Тяжелая и трагическая история событий, последовавших за Нормандским сражением, может быть сведена к одному главному критическому замечанию. Оно состоит в следующем: независимо от того, какое решение принималось, оно не осуществлялось. Наша стратегия в отношении наземной операции в Нормандии и план по ее реализации были простыми и ясными. Все детали были прочно «сшиты» в единое целое. Мы никогда не допускали, чтобы эти швы разошлись, и это принесло плоды. После Нормандии наша стратегия распалась на отдельные [302] лоскуты. Плана не было, и мы продвигались несогласованными рывками.

Правота или неправота принятого решения, конечно, может быть предметом споров. Но нельзя отрицать, что, когда какая-то стратегия, будь она правильной или неправильной, принималась, она не претворялась в жизнь. Мы не продвигались к Рейну широким фронтом; мы продвигались к Рейну несколькими фронтами, причем не скоординированными между собой. И чем же ответили нам немцы? Одним сконцентрированным ударом в Арденнах, когда мы утратили равновесие сил и чрезмерно растянули фронт. Вот так нас и застали врасплох.

6 ноября я уехал из Брюсселя в Англию, в небольшой отпуск.

С момента нашей высадки в Нормандии 6 июня, ровно пять месяцев тому назад, нам всем приходилось нелегко. Я считал, что заслужил небольшую передышку.

По приезде в Англию я сразу же отправился к премьер-министру, чтобы ввести его в курс дел и сказать, что он должен быть готов к тому, что война затянется на всю зиму и на большую часть 1945 года.

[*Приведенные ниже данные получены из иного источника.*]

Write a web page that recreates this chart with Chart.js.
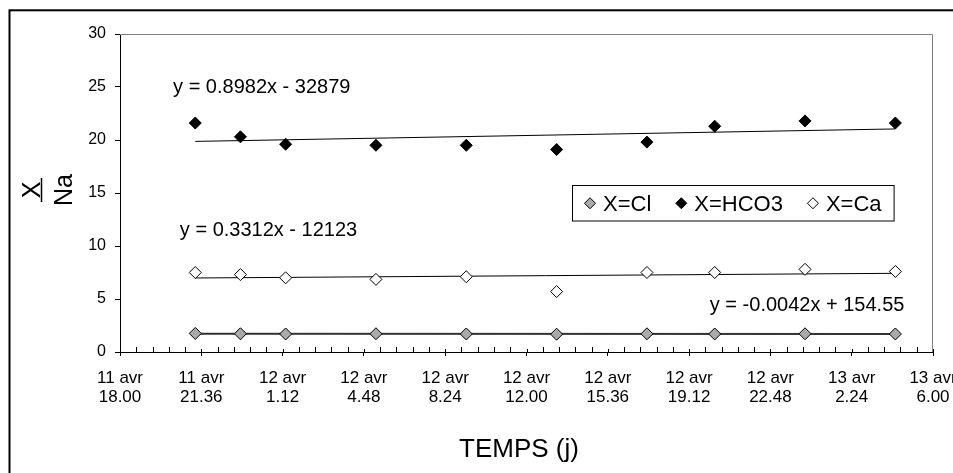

Вот что можно прочесть в моем альбоме автографов:

«Великая битва в Нормандии принесла освобождение Франции. Остается завоевать Германию. Между этими двумя решающими сражениями важнейшую победу представляют собой освобождение Бельгии и открытие Шельды в качестве основного канала снабжения союзных войск, и одержали ее 21-я группа армий и ее командующий. Уинстон С. Черчилль 6.11.1944».